Records excerpted from a collection
_____
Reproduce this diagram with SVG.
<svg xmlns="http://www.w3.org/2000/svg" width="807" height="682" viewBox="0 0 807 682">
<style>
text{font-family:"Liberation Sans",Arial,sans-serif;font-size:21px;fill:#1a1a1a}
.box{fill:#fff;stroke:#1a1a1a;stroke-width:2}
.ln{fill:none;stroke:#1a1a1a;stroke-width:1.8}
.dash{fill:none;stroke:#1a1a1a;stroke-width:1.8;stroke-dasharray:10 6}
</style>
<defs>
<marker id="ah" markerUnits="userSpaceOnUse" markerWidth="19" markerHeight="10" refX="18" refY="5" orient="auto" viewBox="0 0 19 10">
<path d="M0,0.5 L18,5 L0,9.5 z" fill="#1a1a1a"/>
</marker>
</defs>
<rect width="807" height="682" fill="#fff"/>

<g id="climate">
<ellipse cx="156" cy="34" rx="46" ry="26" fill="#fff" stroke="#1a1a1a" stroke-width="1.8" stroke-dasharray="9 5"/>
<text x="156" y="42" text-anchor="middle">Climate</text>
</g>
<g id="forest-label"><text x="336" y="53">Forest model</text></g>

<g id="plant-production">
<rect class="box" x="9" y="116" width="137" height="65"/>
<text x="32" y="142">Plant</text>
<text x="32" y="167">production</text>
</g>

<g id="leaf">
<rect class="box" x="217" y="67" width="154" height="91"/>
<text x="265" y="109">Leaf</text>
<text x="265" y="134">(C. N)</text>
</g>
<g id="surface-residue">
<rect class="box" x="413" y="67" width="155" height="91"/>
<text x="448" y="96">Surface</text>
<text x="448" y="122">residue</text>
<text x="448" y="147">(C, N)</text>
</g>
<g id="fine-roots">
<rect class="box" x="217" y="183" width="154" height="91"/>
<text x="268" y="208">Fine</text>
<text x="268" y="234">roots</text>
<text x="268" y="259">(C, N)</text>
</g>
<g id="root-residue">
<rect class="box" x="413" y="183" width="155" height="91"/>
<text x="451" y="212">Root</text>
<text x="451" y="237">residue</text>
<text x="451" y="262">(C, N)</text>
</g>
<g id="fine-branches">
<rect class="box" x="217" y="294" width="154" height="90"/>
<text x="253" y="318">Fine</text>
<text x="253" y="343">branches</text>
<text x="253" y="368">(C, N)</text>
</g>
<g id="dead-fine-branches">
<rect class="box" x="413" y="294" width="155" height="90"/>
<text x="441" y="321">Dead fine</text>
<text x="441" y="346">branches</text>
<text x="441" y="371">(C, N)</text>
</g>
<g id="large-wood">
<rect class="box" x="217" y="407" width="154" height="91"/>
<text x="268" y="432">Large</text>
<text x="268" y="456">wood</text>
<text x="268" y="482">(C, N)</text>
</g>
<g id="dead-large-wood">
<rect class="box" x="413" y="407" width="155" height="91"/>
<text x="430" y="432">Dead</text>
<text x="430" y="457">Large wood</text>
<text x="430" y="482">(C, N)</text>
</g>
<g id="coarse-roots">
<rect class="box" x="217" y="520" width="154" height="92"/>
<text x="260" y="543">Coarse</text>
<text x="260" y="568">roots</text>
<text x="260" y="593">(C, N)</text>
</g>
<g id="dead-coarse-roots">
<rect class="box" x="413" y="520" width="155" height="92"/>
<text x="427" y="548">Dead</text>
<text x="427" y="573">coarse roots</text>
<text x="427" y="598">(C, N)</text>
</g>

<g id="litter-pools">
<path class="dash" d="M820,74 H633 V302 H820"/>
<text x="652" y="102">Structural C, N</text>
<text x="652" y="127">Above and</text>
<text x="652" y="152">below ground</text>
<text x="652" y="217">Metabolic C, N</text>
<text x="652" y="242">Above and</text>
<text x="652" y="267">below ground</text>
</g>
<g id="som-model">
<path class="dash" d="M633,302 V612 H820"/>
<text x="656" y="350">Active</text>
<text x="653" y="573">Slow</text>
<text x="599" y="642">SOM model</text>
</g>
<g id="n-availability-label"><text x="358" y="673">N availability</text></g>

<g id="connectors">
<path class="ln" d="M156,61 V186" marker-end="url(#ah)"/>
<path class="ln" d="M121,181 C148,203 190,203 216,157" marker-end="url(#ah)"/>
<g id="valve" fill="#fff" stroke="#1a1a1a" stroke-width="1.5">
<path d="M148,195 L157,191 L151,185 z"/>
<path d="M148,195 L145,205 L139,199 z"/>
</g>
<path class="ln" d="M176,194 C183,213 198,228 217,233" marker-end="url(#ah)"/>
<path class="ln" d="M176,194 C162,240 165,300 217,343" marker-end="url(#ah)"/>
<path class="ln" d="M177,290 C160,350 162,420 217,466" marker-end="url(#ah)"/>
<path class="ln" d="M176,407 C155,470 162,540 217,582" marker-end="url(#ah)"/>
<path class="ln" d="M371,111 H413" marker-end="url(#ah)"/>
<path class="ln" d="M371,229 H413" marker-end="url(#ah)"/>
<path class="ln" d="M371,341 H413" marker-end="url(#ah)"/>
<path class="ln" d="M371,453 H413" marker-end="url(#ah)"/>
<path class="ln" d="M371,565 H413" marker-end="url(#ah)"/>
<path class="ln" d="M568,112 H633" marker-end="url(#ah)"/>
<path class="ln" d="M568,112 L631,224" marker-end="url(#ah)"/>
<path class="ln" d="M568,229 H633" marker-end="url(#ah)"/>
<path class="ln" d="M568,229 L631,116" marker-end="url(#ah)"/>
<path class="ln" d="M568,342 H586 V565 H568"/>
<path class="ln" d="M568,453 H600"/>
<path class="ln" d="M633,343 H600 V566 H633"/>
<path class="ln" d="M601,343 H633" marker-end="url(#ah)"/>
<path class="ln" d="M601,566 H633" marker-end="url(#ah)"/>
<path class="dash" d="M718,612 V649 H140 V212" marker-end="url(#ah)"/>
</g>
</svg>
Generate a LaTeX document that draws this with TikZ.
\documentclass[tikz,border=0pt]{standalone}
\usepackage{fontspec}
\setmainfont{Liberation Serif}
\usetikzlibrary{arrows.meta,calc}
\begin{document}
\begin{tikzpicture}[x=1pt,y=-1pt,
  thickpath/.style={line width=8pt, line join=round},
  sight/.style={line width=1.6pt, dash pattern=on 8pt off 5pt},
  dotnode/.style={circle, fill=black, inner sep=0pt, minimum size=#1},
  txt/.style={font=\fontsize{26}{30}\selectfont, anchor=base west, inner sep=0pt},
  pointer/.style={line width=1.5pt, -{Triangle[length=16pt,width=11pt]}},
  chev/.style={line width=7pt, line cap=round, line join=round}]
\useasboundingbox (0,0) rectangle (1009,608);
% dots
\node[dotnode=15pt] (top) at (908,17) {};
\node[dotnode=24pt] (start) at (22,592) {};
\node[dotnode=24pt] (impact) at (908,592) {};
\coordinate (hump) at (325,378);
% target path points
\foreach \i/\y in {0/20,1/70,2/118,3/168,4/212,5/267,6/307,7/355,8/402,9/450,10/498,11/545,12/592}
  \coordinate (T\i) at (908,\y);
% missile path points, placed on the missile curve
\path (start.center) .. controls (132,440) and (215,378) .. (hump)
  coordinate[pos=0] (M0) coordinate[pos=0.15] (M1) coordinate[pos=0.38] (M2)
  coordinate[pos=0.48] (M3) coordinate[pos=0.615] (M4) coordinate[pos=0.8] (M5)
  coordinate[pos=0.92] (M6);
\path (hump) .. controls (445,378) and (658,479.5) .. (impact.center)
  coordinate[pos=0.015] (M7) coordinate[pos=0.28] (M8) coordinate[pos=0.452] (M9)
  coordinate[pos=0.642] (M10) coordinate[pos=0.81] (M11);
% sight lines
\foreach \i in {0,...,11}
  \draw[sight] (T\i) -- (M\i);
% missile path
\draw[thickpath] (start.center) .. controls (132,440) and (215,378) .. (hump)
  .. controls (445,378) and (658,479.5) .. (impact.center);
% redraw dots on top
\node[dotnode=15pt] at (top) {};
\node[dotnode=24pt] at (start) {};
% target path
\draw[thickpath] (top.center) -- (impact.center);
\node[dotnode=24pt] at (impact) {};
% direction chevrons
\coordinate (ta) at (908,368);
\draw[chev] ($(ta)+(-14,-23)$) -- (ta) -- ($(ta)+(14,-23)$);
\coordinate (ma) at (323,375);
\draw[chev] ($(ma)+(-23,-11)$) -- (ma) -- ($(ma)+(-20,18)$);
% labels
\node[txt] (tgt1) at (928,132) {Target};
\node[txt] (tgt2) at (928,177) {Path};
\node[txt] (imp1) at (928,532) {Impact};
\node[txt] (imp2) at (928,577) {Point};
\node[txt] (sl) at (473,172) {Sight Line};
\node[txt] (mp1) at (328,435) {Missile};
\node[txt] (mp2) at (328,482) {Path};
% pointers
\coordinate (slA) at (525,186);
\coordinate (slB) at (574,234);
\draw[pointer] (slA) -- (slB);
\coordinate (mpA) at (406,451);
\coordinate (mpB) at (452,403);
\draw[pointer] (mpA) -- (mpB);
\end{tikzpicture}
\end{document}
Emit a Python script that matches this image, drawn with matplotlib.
_____
#### CHALLENGE
Return only those lines of the records that contain the string "with".

#### ANSWER TO THE EXERCISE
Reproduce this diagram with SVG.
Generate a LaTeX document that draws this with TikZ.
Emit a Python script that matches this image, drawn with matplotlib.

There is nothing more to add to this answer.